Screening: Use segment as a first filter, then dive deeper into profitability, cash flow, and balance sheet strength.
Risk budgeting: Treat Growth allocation like a spice—small amounts can boost overall return potential, but too much can overpower the dish.
Common misconceptions
よくある誤解
- “Prime means safe and guaranteed.” No stock is guaranteed. Prime companies can still be volatile or decline.
- “Growth equals no profits.” Some Growth companies are profitable; the label reflects stage and tradability, not a single financial result.
- “Segments are the same as sectors.” Segments classify by scale/liquidity/governance, not by industry (like tech or healthcare).
Summary
まとめ
- Prime, Standard, and Growth signal tradable size, liquidity, and governance expectations.
- Segments are a starting point, not a verdict on quality or returns.

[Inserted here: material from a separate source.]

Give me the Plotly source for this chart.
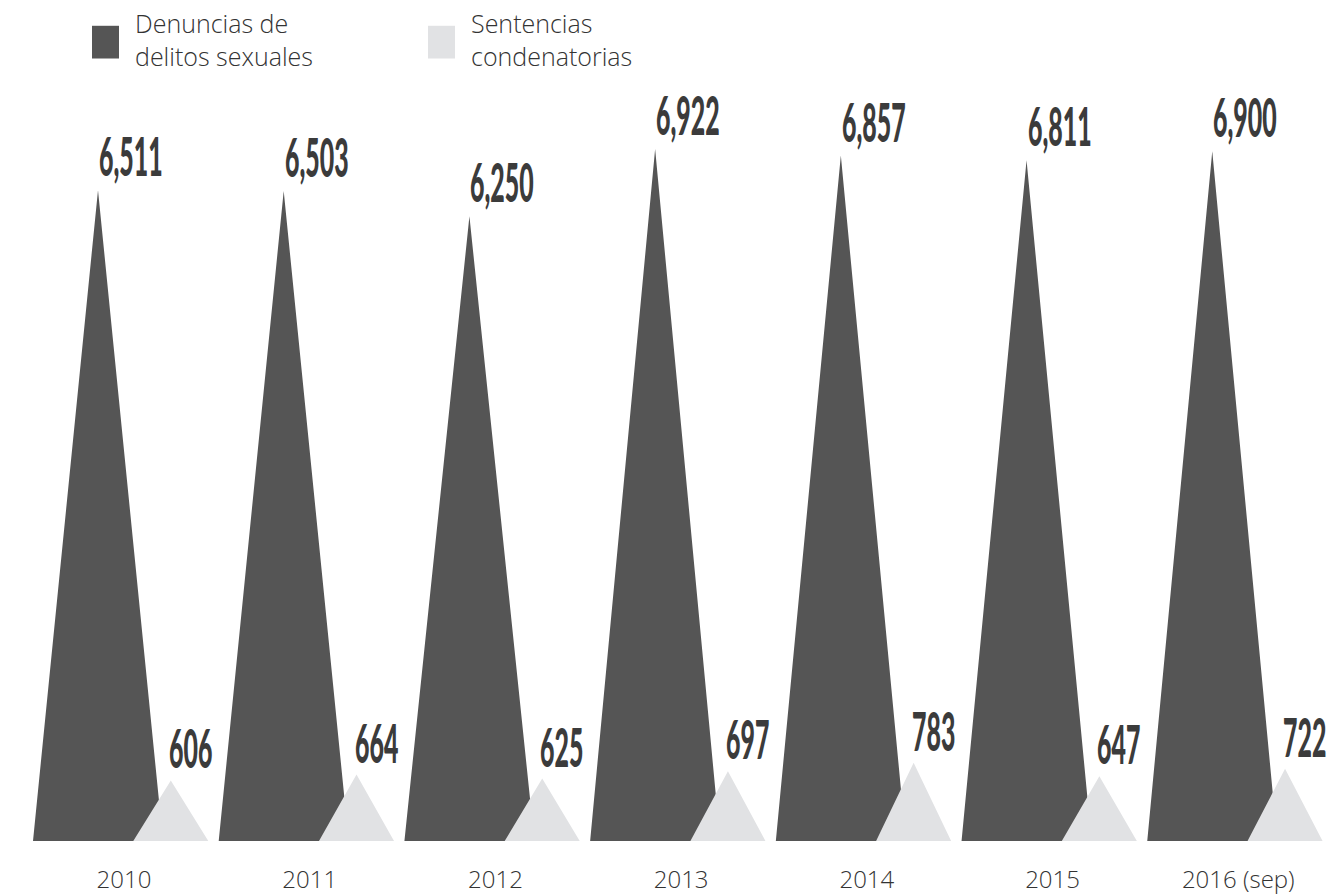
import plotly.graph_objects as go

years = ["2010", "2011", "2012", "2013", "2014", "2015", "2016 (sep)"]
denuncias = [6511, 6503, 6250, 6922, 6857, 6811, 6900]
sentencias = [606, 664, 625, 697, 783, 647, 722]

DARK = "#555555"
LIGHT = "#e1e2e4"
LABEL = "#3b3b3b"

dark_off, dark_hw = -0.140, 0.350
light_off, light_hw = 0.252, 0.202


def triangles(values, off, hw):
    xs, ys = [], []
    for i, v in enumerate(values):
        c = i + off
        xs += [c - hw, c, c + hw, c - hw, None]
        ys += [0, v, 0, 0, None]
    return xs, ys


fig = go.Figure()
xd, yd = triangles(denuncias, dark_off, dark_hw)
fig.add_trace(go.Scatter(x=xd, y=yd, mode="lines", fill="toself", fillcolor=DARK,
                         line=dict(width=0, color=DARK), hoverinfo="skip",
                         showlegend=False, name="Denuncias de delitos sexuales"))
xl, yl = triangles(sentencias, light_off, light_hw)
fig.add_trace(go.Scatter(x=xl, y=yl, mode="lines", fill="toself", fillcolor=LIGHT,
                         line=dict(width=0, color=LIGHT), hoverinfo="skip",
                         showlegend=False, name="Sentencias condenatorias"))

label_font = dict(family="Lato, Liberation Sans, Arial", size=53, color=LABEL, weight=900)
for i, v in enumerate(denuncias):
    fig.add_annotation(x=i + dark_off, y=v, text=f"{v:,}", showarrow=False,
                       xanchor="left", yanchor="bottom", xshift=-1, yshift=1,
                       font=label_font)
for i, v in enumerate(sentencias):
    fig.add_annotation(x=i + light_off, y=v, text=f"{v:,}", showarrow=False,
                       xanchor="left", yanchor="bottom", xshift=-4, yshift=-1,
                       font=label_font)

# Legend (manual)
W, PH = 1330, 848


def px_x(p):
    return p / W


def px_y(p):
    return (PH - p) / PH


legend_items = [("Denuncias de<br>delitos sexuales", DARK, 92, 135),
                ("Sentencias<br>condenatorias", LIGHT, 428, 471)]
for text, col, sx, tx in legend_items:
    fig.add_shape(type="rect", xref="paper", yref="paper",
                  x0=px_x(sx), x1=px_x(sx + 27), y0=px_y(59), y1=px_y(26),
                  fillcolor=col, line=dict(width=0))
    fig.add_annotation(xref="paper", yref="paper", x=px_x(tx - 2), y=px_y(40),
                       text=text, showarrow=False, xanchor="left", yanchor="middle",
                       align="left",
                       font=dict(family="Open Sans, Lato", size=25, color="#333333",
                                 weight=300))

fig.update_layout(
    width=1330, height=895,
    margin=dict(l=0, r=0, t=0, b=47),
    paper_bgcolor="white", plot_bgcolor="white",
    xaxis=dict(range=[-0.6677, 6.494], tickvals=list(range(len(years))), ticktext=years,
               showgrid=False, zeroline=False, showline=False, ticks="outside",
               ticklen=17, tickcolor="rgba(0,0,0,0)",
               tickfont=dict(family="Open Sans, Lato", size=24, color="#333333", weight=300),
               fixedrange=True),
    yaxis=dict(range=[0, 8413], visible=False, fixedrange=True),
    showlegend=False,
)

post = """
document.body.style.margin = '0px';
document.querySelectorAll('.annotation-text').forEach(function (t) {
  if (/^[0-9,]+$/.test(t.textContent)) {
    t.style.transformBox = 'fill-box';
    t.style.transformOrigin = '0% 100%';
    t.style.transform = 'scaleX(0.47)';
  }
});
"""

fig.write_html("out.html", config={"displayModeBar": False}, post_script=post)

- Estimate free-float market cap: tradable shares × price; check liquidity via trading value.
- Use segments to align with risk tolerance and execution needs.

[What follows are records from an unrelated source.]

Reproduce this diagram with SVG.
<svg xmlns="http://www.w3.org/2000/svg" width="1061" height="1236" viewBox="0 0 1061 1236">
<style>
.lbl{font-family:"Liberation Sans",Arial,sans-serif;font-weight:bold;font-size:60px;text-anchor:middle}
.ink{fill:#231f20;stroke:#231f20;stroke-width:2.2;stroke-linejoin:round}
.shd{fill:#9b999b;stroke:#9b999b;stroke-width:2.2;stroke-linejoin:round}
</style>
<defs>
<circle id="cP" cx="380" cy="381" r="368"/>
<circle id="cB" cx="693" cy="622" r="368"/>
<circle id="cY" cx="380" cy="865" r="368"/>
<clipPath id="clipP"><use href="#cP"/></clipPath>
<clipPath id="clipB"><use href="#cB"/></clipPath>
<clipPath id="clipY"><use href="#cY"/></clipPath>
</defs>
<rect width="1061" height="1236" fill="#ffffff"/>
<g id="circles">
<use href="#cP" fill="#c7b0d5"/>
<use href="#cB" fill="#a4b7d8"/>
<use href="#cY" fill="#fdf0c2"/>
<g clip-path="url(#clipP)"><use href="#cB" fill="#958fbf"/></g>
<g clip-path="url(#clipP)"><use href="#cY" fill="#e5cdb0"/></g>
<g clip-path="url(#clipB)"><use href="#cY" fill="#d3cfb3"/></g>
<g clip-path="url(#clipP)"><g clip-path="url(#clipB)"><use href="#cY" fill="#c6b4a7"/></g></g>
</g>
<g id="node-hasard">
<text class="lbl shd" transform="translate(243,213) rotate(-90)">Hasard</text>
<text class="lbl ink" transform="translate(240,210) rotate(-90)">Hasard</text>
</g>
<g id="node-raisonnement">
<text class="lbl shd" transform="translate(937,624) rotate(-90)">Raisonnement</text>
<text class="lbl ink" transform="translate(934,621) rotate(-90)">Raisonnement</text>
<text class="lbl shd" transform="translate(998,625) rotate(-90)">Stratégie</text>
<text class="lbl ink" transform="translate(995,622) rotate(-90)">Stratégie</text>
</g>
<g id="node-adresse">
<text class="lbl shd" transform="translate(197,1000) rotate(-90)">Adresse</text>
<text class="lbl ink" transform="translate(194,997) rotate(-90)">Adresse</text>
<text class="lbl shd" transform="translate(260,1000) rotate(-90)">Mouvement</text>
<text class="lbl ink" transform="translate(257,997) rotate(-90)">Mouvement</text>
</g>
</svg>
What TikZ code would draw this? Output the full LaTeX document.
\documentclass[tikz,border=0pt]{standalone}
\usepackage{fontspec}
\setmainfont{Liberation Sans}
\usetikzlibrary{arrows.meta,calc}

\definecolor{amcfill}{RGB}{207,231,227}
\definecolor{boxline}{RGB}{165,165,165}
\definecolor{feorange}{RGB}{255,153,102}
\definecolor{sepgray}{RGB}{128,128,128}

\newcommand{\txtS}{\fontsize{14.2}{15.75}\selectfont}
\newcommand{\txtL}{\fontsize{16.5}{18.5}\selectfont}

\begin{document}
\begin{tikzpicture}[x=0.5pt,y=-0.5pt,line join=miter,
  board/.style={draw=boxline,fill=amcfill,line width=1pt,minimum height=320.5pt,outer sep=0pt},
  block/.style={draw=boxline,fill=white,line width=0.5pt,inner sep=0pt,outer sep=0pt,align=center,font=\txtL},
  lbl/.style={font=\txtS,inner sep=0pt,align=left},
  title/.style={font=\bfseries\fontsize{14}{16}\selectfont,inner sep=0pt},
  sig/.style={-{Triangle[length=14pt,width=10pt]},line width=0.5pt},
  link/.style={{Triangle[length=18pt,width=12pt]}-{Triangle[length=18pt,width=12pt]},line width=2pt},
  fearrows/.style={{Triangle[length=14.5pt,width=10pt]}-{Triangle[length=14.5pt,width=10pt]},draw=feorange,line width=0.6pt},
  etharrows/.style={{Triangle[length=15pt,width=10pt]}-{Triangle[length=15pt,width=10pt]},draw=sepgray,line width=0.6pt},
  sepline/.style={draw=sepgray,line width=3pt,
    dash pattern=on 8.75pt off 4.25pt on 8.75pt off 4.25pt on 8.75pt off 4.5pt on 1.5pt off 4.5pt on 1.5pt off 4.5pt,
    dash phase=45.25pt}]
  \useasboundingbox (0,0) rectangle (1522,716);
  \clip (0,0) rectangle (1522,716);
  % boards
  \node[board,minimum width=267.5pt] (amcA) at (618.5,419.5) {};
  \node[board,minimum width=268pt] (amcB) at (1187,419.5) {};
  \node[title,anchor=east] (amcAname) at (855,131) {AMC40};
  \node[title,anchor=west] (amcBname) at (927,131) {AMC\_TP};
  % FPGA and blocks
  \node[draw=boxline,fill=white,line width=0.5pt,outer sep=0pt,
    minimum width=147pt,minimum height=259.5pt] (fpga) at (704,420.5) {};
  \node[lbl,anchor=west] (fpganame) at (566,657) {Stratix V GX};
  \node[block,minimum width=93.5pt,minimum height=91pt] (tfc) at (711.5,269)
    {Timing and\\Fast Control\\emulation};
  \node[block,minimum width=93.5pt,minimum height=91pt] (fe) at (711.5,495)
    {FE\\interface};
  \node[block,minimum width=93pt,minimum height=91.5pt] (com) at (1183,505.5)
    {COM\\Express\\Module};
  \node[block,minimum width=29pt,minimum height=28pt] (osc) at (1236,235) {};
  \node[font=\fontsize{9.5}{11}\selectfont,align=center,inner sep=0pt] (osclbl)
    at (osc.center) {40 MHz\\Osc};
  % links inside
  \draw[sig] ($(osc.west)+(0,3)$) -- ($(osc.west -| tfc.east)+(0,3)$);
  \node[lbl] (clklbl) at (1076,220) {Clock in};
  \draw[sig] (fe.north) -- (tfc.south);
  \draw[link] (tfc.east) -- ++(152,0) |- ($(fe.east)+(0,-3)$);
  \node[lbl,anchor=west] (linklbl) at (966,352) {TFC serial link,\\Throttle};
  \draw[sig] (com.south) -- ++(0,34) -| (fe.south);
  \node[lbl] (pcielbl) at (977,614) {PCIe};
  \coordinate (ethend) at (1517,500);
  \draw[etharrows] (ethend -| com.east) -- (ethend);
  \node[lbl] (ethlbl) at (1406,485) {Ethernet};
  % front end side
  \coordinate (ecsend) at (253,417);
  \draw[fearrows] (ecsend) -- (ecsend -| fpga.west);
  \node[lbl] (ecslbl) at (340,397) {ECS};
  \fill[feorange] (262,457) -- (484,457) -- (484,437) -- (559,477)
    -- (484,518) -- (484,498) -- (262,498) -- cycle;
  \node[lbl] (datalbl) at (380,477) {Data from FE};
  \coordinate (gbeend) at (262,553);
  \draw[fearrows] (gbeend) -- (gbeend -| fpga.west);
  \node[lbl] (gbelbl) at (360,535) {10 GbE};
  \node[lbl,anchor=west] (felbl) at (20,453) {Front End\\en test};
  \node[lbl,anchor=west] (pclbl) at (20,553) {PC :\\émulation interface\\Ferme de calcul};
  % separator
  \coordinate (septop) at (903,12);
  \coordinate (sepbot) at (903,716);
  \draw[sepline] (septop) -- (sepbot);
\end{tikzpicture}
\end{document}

- Verify current TSE criteria before acting.
Glossary
Tokyo Stock Exchange (TSE): Japan’s main stock exchange where companies are listed and traded.
Prime: TSE segment for larger, highly traded firms with stricter governance expectations.
Standard: TSE segment for established companies meeting core size and liquidity criteria.
Growth: TSE segment for companies prioritizing expansion, often smaller with higher risk and potential.
Free-float market capitalization: Market value of shares that are actually available for public trading, excluding insider or locked-up shares.
Liquidity: How easily and quickly shares can be bought or sold without moving the price much.
Corporate governance: Rules and practices that guide how a company is controlled and overseen.